L E T T E R S    T O    T H E    E D I T O R

India must concentrate on security first

Apropos the article ‘China’s assertion of power: Incursions can hit capital inflows’ (May 14) by Charan Singh, the writer has vividly explained that all super-powers of the world ensured security for their countries first and economic growth automatically followed. We are giving top priority to economic growth and relegating security while dealing with China.

China intruded in the DBO sector and showed dominance for 20 days and then withdrew as nothing happened. It dictated us to dismantle a tin shed at Chumar. How long will we accept its aggressive behaviour following the philosophy of Sun Zu as to how to handle India. China has surrounded us in the Indian ocean, taken over Gwadar port and made a strong military base at Gilgit in Pakistan. Can we achieve the $100-bn trade target with China, which is not in favour of India’s boosting its military power. We are putting the cart before the horse.

G S SOHI, Jalandhar

Fatal sport

Recently I came to know about a dangerous act of tractor pulling (Tochan Mela) being promoted as a sport in village fairs of Punjab through the Internet. Maybe it will be a common sport in village fairs. But the way the performers perform this sport can be quite dangerous for them.

I belong to Punjab and I, like many other Punjabis living abroad, always wish for the welfare of Punjab. I doubt those who arrange the sport really value the lives of the performers. We should refrain from holding or taking part in such fatal “sport” activities.


Investor awareness

Today, educating masses/investors on financial matters through awareness campaigns has become a necessity to caution them against investing in schemes floated by shady companies. In the wake of the multi-crore Saradha scam, banks have to highlight the need for reaching out to people in rural and semi-urban areas in order to acquaint them with the risks involved in investing in such schemes.

There is a need for mass media campaigns to inform investors that higher returns on deposits involve higher risks. Many people park their money in such schemes after being lured by the promise of high returns or to purchase land or a house against the deposited amount. It is time people avoid such schemes as are not okayed by the RBI.

S C DHALL, Zirakpur

New trains, when?

The enthusiasm and joy generated among passengers by the commissioning of Chandigarh-Ludhiana rail link is slowly fading. Though a month has elapsed since the launch of the Chandigarh-Ludhiana track, not even a single train – passenger or mail/express – has been introduced on it by the Railways. As Railway Minister Pawan Kumar Bansal has resigned his post, passengers of the region are doubtful that they will get a new train soon.

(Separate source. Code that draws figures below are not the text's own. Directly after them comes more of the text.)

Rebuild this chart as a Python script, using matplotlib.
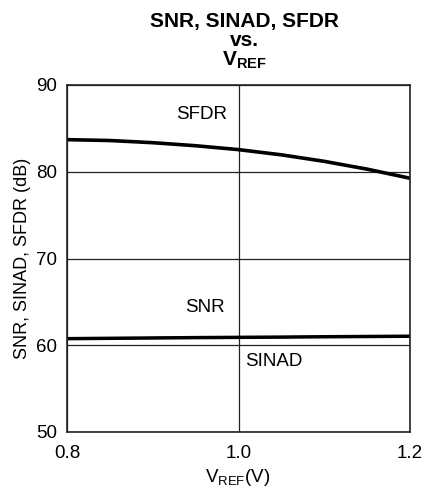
import matplotlib
matplotlib.use('Agg')
import matplotlib.pyplot as plt
import numpy as np

plt.rcParams['font.family'] = ['Liberation Sans', 'DejaVu Sans']
plt.rcParams['mathtext.fontset'] = 'custom'
plt.rcParams['mathtext.rm'] = 'Liberation Sans'
plt.rcParams['mathtext.bf'] = 'Liberation Sans:bold'

# data
vref = [0.8, 0.85, 0.9, 0.95, 1.0, 1.05, 1.1, 1.15, 1.2]
sfdr = [83.7, 83.6, 83.35, 83.0, 82.55, 81.95, 81.2, 80.3, 79.25]
snr = [60.8, 60.84, 60.88, 60.92, 60.95, 60.98, 61.02, 61.05, 61.08]
sinad = [60.72, 60.76, 60.8, 60.84, 60.87, 60.9, 60.94, 60.97, 61.0]

xticks = [0.8, 1.0, 1.2]
xtick_labels = ['0.8', '1.0', '1.2']
yticks = [50, 60, 70, 80, 90]

fig = plt.figure(figsize=(4.25, 4.93), dpi=100)
ax = fig.add_axes([67 / 425, 1 - 432 / 493, (410 - 67) / 425, (432 - 85) / 493])

ax.plot(vref, sfdr, color='black', linewidth=2.6, solid_capstyle='butt')
ax.plot(vref, snr, color='black', linewidth=2.0, solid_capstyle='butt')
ax.plot(vref, sinad, color='black', linewidth=2.0, solid_capstyle='butt')

ax.set_xlim(0.8, 1.2)
ax.set_ylim(50, 90)
ax.set_xticks(xticks)
ax.set_xticklabels(xtick_labels)
ax.set_yticks(yticks)
ax.tick_params(length=0, labelsize=13.5)
ax.tick_params(axis='x', pad=9)
ax.tick_params(axis='y', pad=7)
ax.grid(True, color='#222222', linewidth=0.9)
for s in ax.spines.values():
    s.set_linewidth(1.2)
    s.set_color('#222222')

ax.text(0.987, 86.6, 'SFDR', fontsize=13.5, ha='right', va='center')
ax.text(0.984, 64.3, 'SNR', fontsize=13.5, ha='right', va='center')
ax.text(1.008, 58.1, 'SINAD', fontsize=13.5, ha='left', va='center')

ax.set_ylabel('SNR, SINAD, SFDR (dB)', fontsize=13, labelpad=4)
fig.text(238 / 425, 1 - 478 / 493, r'V$_\mathregular{REF}$(V)', fontsize=13.5,
         ha='center', va='center')

# three-line bold title
fig.text(244 / 425, 1 - 22 / 493, 'SNR, SINAD, SFDR', fontsize=15, fontweight='bold',
         ha='center', va='center')
fig.text(244 / 425, 1 - 41 / 493, 'vs.', fontsize=15, fontweight='bold',
         ha='center', va='center')
fig.text(244 / 425, 1 - 60 / 493, r'V$_\mathbf{REF}$', fontsize=15, fontweight='bold',
         ha='center', va='center')

fig.savefig('out.png', dpi=100)
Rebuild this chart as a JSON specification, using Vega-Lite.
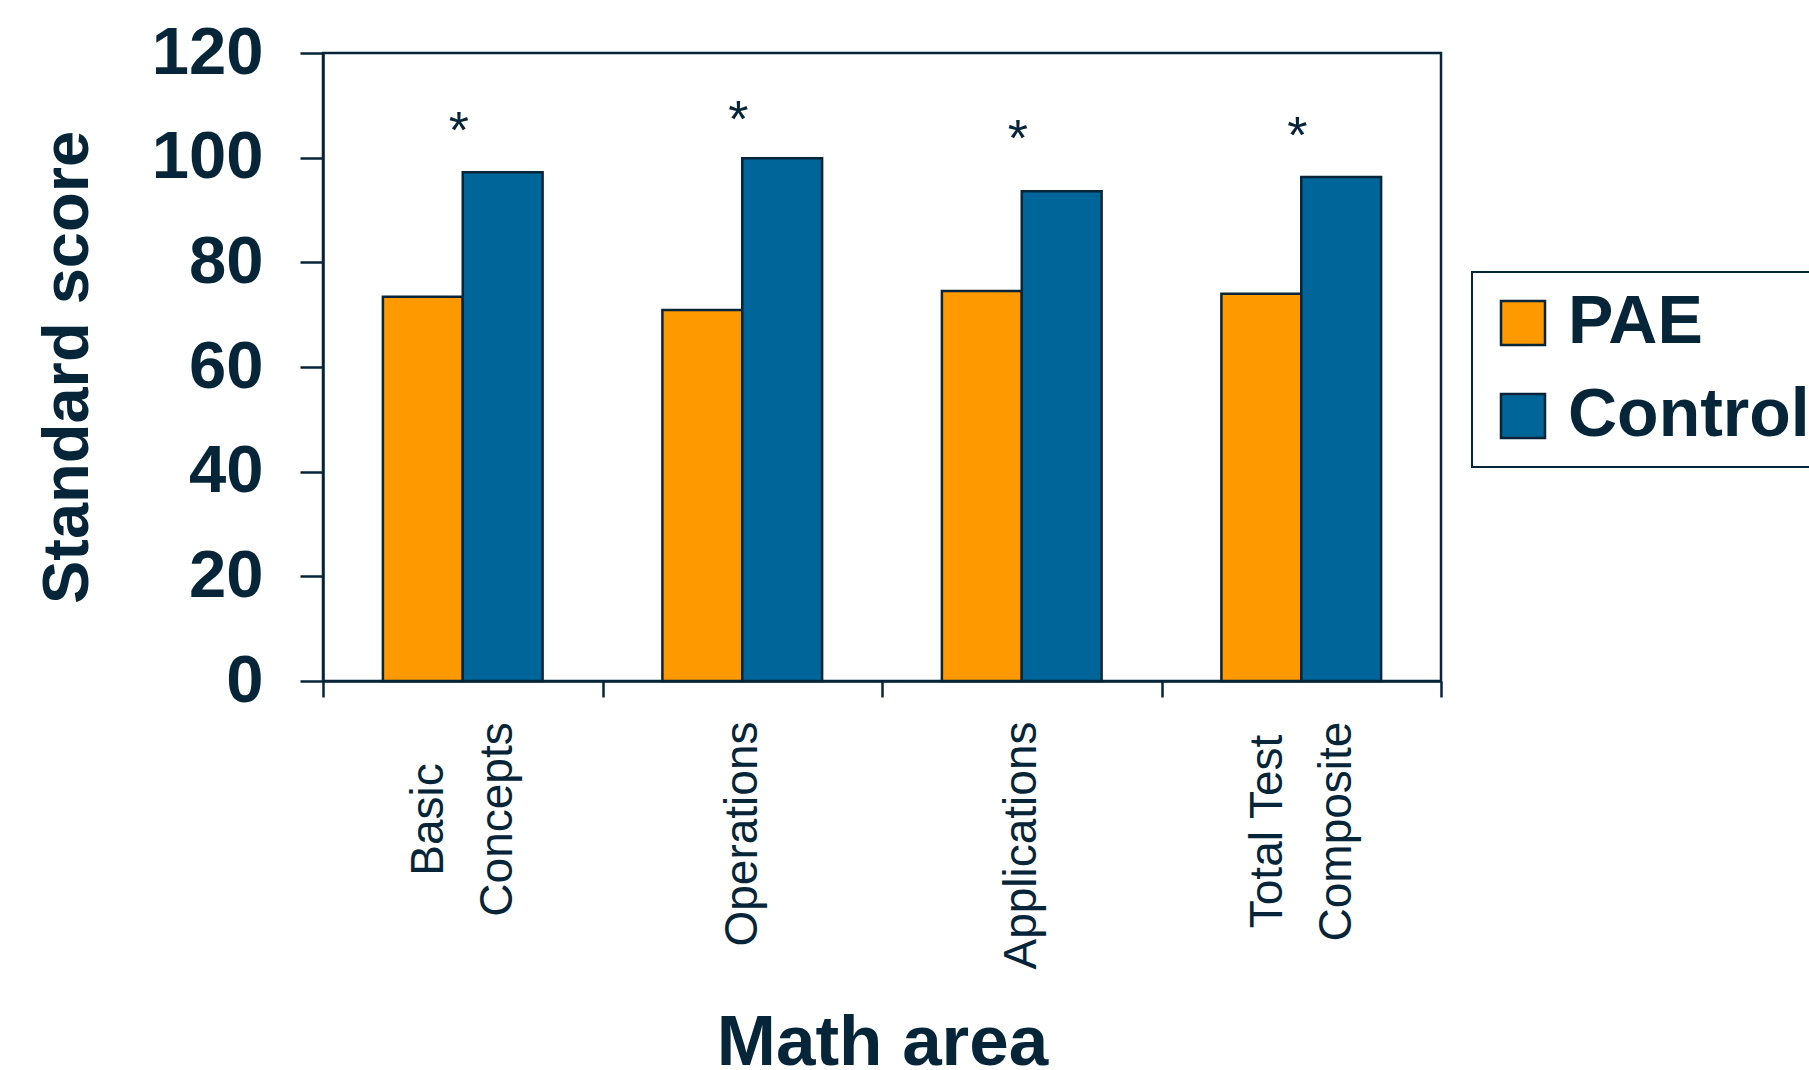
{
  "$schema": "https://vega.github.io/schema/vega-lite/v6.json",
  "autosize": {"type": "none"},
  "padding": {"left": 323, "top": 53, "right": 368, "bottom": 389},
  "width": 1118,
  "height": 628,
  "background": "white",
  "config": {
    "font": "Liberation Sans",
    "view": {"stroke": "#062538", "strokeWidth": 2.5},
    "axis": {"domainColor": "#062538", "domainWidth": 2.5, "tickColor": "#062538", "tickWidth": 2.5, "labelColor": "#062538", "titleColor": "#062538", "grid": false},
    "legend": {"strokeColor": "#062538", "strokeWidth": 2}
  },
  "datasets": {
    "scores": [
      {"area": "Basic Concepts", "group": "PAE", "score": 73.4},
      {"area": "Basic Concepts", "group": "Control", "score": 97.2},
      {"area": "Operations", "group": "PAE", "score": 70.9},
      {"area": "Operations", "group": "Control", "score": 99.9},
      {"area": "Applications", "group": "PAE", "score": 74.5},
      {"area": "Applications", "group": "Control", "score": 93.6},
      {"area": "Total Test Composite", "group": "PAE", "score": 74.0},
      {"area": "Total Test Composite", "group": "Control", "score": 96.3}
    ],
    "stars": [
      {"area": "Basic Concepts", "score": 105.0, "sig": "*"},
      {"area": "Operations", "score": 107.1, "sig": "*"},
      {"area": "Applications", "score": 103.3, "sig": "*"},
      {"area": "Total Test Composite", "score": 103.9, "sig": "*"}
    ]
  },
  "layer": [
    {
      "data": {"name": "scores"},
      "mark": {"type": "bar", "stroke": "#062538", "strokeWidth": 2.5},
      "encoding": {
        "x": {
          "field": "area", "type": "nominal",
          "sort": ["Basic Concepts", "Operations", "Applications", "Total Test Composite"],
          "scale": {"paddingInner": 0, "paddingOuter": 0},
          "axis": {
            "title": "Math area",
            "titleFontSize": 71, "titleFontWeight": "bold", "titleY": 383, "titleBaseline": "alphabetic",
            "labelAngle": 270,
            "labelAlign": {"condition": {"test": "datum.value == 'Basic Concepts' || datum.value == 'Total Test Composite'", "value": "center"}, "value": "right"},
            "labelPadding": {"condition": [
              {"test": "datum.value == 'Basic Concepts'", "value": 122},
              {"test": "datum.value == 'Total Test Composite'", "value": 134}
            ], "value": 24},
            "labelOffset": {"condition": {"test": "datum.value == 'Basic Concepts' || datum.value == 'Total Test Composite'", "value": -34}, "value": 0},
            "labelBaseline": "middle",
            "labelFontSize": 46, "labelFontWeight": "normal", "labelLineHeight": 69, "labelLimit": 0,
            "tickSize": 16, "tickBand": "extent",
            "labelExpr": "datum.label == 'Basic Concepts' ? ['Basic', 'Concepts'] : datum.label == 'Total Test Composite' ? ['Total Test', 'Composite'] : datum.label"
          }
        },
        "xOffset": {
          "field": "group", "type": "nominal", "sort": ["PAE", "Control"],
          "scale": {"paddingInner": 0, "paddingOuter": 0.75}
        },
        "y": {
          "field": "score", "type": "quantitative",
          "scale": {"domain": [0, 120], "nice": false},
          "axis": {
            "title": "Standard score",
            "values": [0, 20, 40, 60, 80, 100, 120],
            "titleFontSize": 65, "titleFontWeight": "bold", "titlePadding": 50,
            "labelFontSize": 67, "labelFontWeight": "bold", "labelPadding": 37,
            "tickSize": 23
          }
        },
        "color": {
          "field": "group", "type": "nominal",
          "scale": {"domain": ["PAE", "Control"], "range": ["#FF9900", "#006699"]},
          "legend": {
            "title": null, "orient": "none", "legendX": 1149, "legendY": 219,
            "strokeColor": "#062538", "padding": 17, "fillColor": "white",
            "symbolType": "square", "symbolSize": 1936, "symbolStrokeColor": "#062538", "symbolStrokeWidth": 2.5, "symbolOpacity": 1,
            "labelFontSize": 68, "labelFontWeight": "bold", "labelColor": "#062538", "labelOffset": 11, "labelLimit": 0,
            "rowPadding": 25
          }
        }
      }
    },
    {
      "data": {"name": "stars"},
      "mark": {"type": "text", "fontSize": 52, "color": "#062538", "baseline": "middle", "align": "center", "dx": -4},
      "encoding": {
        "x": {"field": "area", "type": "nominal", "sort": ["Basic Concepts", "Operations", "Applications", "Total Test Composite"]},
        "y": {"field": "score", "type": "quantitative"},
        "text": {"field": "sig"}
      }
    }
  ]
}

I request the authorities concerned to immediately ply a train on this route for the passengers of Chandigarh and Ludhiana.


Ban cheer-leaders

Cheer-leaders were introduced in the game of cricket a few years ago. That the semi-clad cheerleaders dance in an obscene way when a player hits a four/sixer or gets bowled or caught out, is really disconcerting as well as embarrassing for those who watch cricket matches along with members of the family. One fails to understand the logic of introducing these cheer-leaders. Rather, these cheer-leaders appear to dilute the entertainment one gets through watching a live telecast of a match. The BCCI should not allow such things in cricket matches.

KL SETHI, Panchkula

IPL shame

The IPL has become a national-level festival of capitalists, which symbolises their phenomenal growth. It seems to promote a blind love for lucre and lust. I agree with The Tribune's perception that celebrities like Sunil Gavaskar, Kapil Dev, Rahul Dravid and Sachin Tendulkar ought to keep themselves away from such "cultural celebrations" of affluent business barons who happen to be IPL team owners also. Actually, the IPL culture ridicules the millions of poor people of our country who toil day and night to keep their body and soul together.


Children’s health

The editorial ‘Health and education’ (May 18) rightly asserts that the IBSY and NRHM schemes are here to take care of children’s health. Moreover, their regular education needs special attention to have best results from them. The teachers and other officials must discharge their duties in a responsible manner. As welfare is not charity, the staff is not supposed to take it as a burden. Stern action should be taken against those who take this task as a formality.

A comprehensive health examination of all children in schools and anganwadis should be periodically conducted by health specialists and the needy properly treated. The quantity and quality of mid-day meals must be regularly checked. Girls need to be protected from anaemia. They need to be given a nutritious diet and iron and folic acid tablets. Parents and the school management committees should be counselled to take care of their health. In fact, an “institutional mechanism” is immediately needed to effectively implement these welfare schemes. Misuse of funds must be prevented.